While there is little agreement on the matter of negative rate policy, it appears there is some consensus surrounding the idea of systematic monetary policy. Janet Yellen and Bill English—who served as Secretary of the Federal Open Markets Committee of the Federal Reserve under Yellen—share at least some of Taylor’s enthusiasm for rule-based monetary policymaking.
Both English and Yellen worry, though, about having just one rule. “It’s really a communication problem,” English told The Politic. “If you had one rule and pointed to it,” he claims, “it would become very difficult to deviate from it.” Yellen similarly said she was “not in favor of tying the hands of [central banks] to one policy rule.” She added, “I am however in favor of the Fed carefully explaining what it is doing and why as well as behaving in a systematic fashion.”

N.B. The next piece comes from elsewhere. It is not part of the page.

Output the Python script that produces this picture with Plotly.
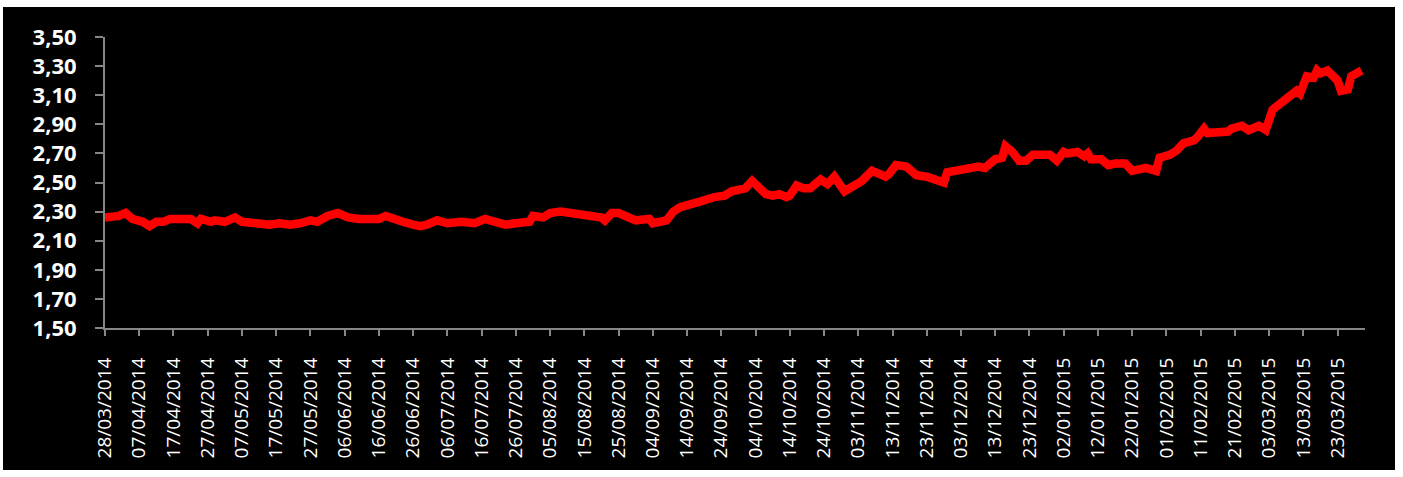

Starting with Yellen’s term, the Federal Reserve has begun to, in its Monetary Policy Report, place its policy interest rate within the range of rates prescribed by various policy rules. Any one rule may be ill-suited or outdated, but the prescriptions of several different rules are likely to establish a healthy range. Although there may be disagreement as to where within this broad range optimal policy lies, it is helpful in guiding monetary policy and keeping it from veering off course. Perhaps the U.S. ought to export such a systematic approach abroad, to Europe and Japan, where unchecked discretion appears to have prompted a race to subzero.